New research by Dr Tim Barrows has suggested Wolfe Creek is most likely 120,000 years old
Wolfe Creek Crater, one of the world’s largest meteorite craters, is much younger than previously thought.
Wolfe Creek Crater is situated on the edge of the Great Sandy Desert in northern Western Australia. It is the second largest crater on Earth from which meteorite fragments have been recovered (the largest is Meteor Crater in Arizona).
It was likely formed by a meteor about 15 metres in diameter, weighing around 14,000 tonnes.
The age of the impact is poorly understood and unpublished data suggests the impact could have occurred around 300,000 years ago.
However, according to a new study led by Dr Tim Barrows from the University of Portsmouth, the most likely age for the impact is 120,000 years ago.
In the study, published in the journal Meteoritics & Planetary Science, researchers from the University of Portsmouth, Australia and the USA calculated the new age of Wolfe Creek Crater using two geochronological dating techniques.
First, the researchers collected samples from around the crater rim and applied exposure dating, which estimates the length of time that a rock has been exposed at the Earth's surface to cosmic radiation.
They were also able to determine the age through optically stimulated luminescence, (a dating technique used to measure how long ago sediment was last exposed to sunlight) on sand buried after the impact.
The researchers were able to produce a new topographic survey of the crater using aerial photos by Ted Brattstrom, a school teacher from Hawaii. He flew over the crater in a light aircraft in 2007 and took pictures of the crater from all directions.
The resulting 3D model was used to create a digital elevation model of the crater. The researchers calculate that the maximum width of the crater is 946 metres in a NE-SW direction, reflecting the direction of the impact. The average diameter is 892 metres.

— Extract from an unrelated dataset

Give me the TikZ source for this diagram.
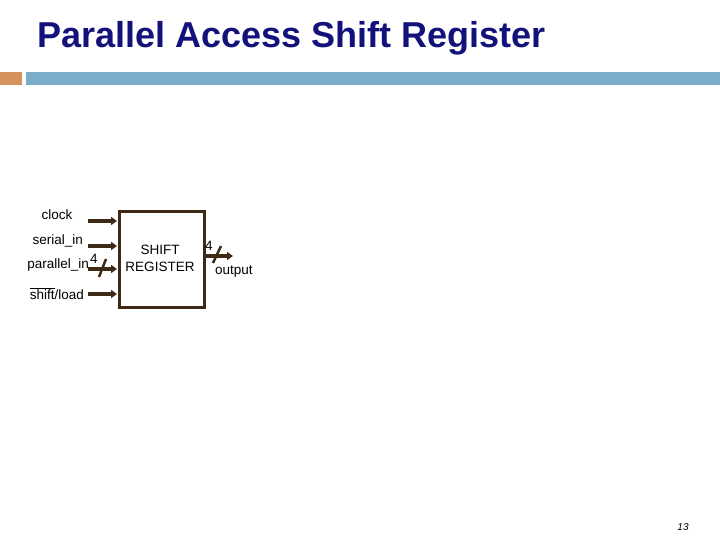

They also predict a crater depth of 178 metres and that it is filled by about 120 metres of sediment, mostly sand blown in from the desert.
Wolfe Creek Crater is one of seven sets of impact craters in Australia dating to within the last 120,000 years. From this, the researchers were able to calculate as to how often these crater-producing events occur.
Dr Barrows said: “Although the rate is only one large meteor hitting Australia every 17,000 years, it isn’t that simple. The craters are only found in the arid parts of Australia.
“Elsewhere, the craters are destroyed by geomorphic activity like river migration or slope processes in the mountains. Since Australia has an excellent preservation record with dated craters within the arid zone, we can estimate a rate for the whole Earth. Taking into account that arid Australia is only about one per cent of the surface, the rate increases to one hitting the Earth every 180 years or so. There have been two big objects hitting the atmosphere in the last century – Tunguska in 1908 and Chelyabinsk in 2013.
“This is a minimum estimate because some smaller impacts were probably covered by sand during the last ice age. The number of large objects the atmosphere is probably 20 times this number because stony meteorites are far more common but not as many survive the fiery journey through the atmosphere or effectively make craters. Our results give us a better idea of how frequent these events are.”
Using the same geochronological dating techniques, the researchers were also able to recalculate the age Meteor Crater. They found it is likely to be 61,000 years old, over 10,000 years older than previously thought.